Example of applying these principles

class A:
    foo: Readable[int]
    bar: ReadOnly[bool]
    baz: Mutable[str]

From a type-theory POV, this should be translatable to

class A:
    @overload
    def __getattr__(self, name: Literal["foo"]) -> int: ...
    @overload
    def __getattr__(self, name: Literal["bar"]) -> bool: ...
    @overload
    def __getattr__(self, name: Literal["baz"]) -> str: ...


    @overload
    def __setattr__(self, name: Literal["bar"], value: bool) -> Never: ...
    @overload
    def __setattr__(self, name: Literal["baz"], value: str) -> None: ...

EDIT: For ReadOnly, the __setattr__ might actually be better represented by (name: "foo", val: Never) -> None than (name: "foo", val: T) -> Never. This still prevents calling obj.foo = ..., but at the same time allows contravariant overriding, so that a subclass could replace a ReadOnly variable with a Mutable variable.

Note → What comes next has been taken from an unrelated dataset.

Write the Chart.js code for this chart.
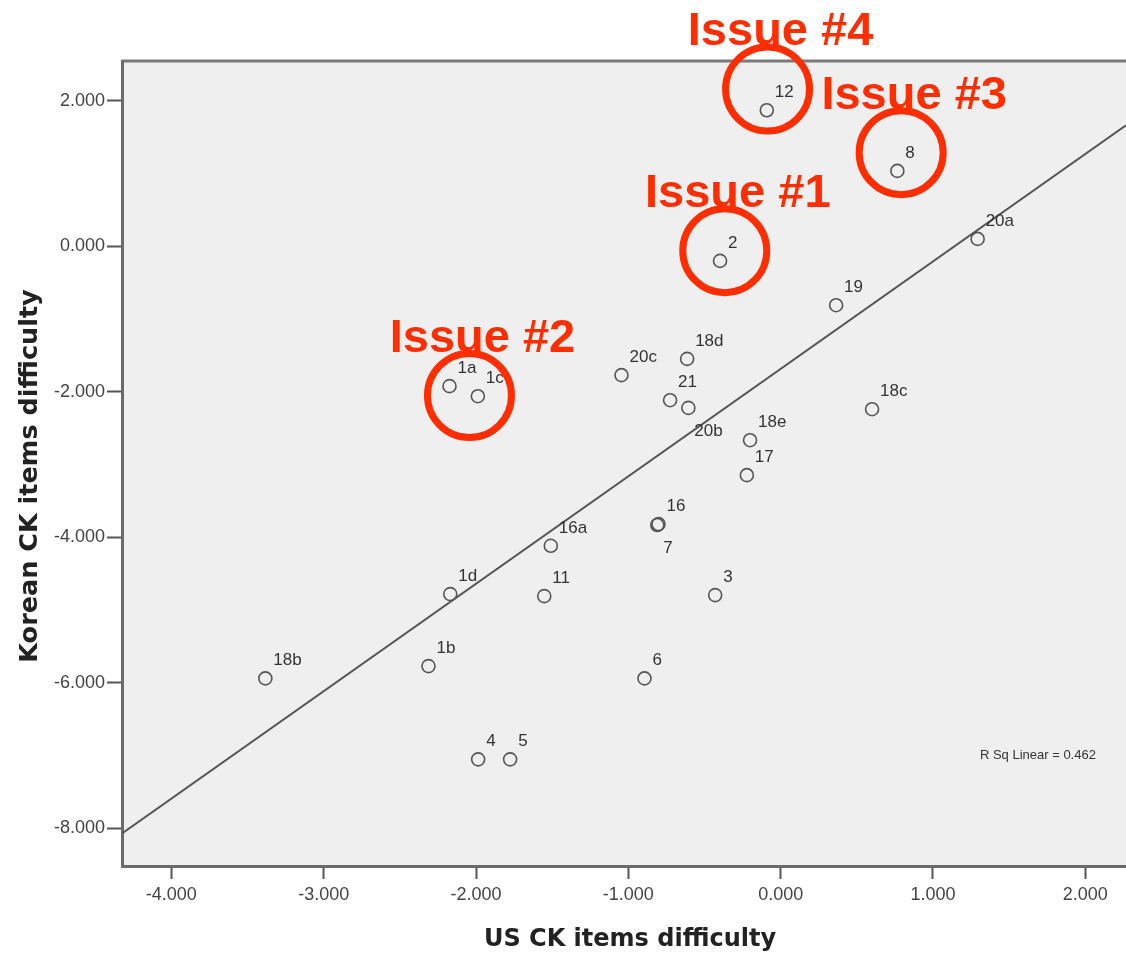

randolf-scholz · December 20, 2023, 11:07am

@alicederyn I wonder if this can be somehow combined with PEP 705, the only essential difference is that you want to apply these constraints on __getitem__ and __setitem__ rather than __getattr__ and __setattr__. This could be special-cased for TypedDict, I guess the way it works is that metaclasses can decide what they want to do with these annotations, so for mapping-like containers they can translate it into constraints on __getitem__ and __setitem__ instead.

I wonder if there is a possibility for something similar like dataclass_transform that allows this to be a general concept, so that type-checkers do not need to special case TypedDict as much.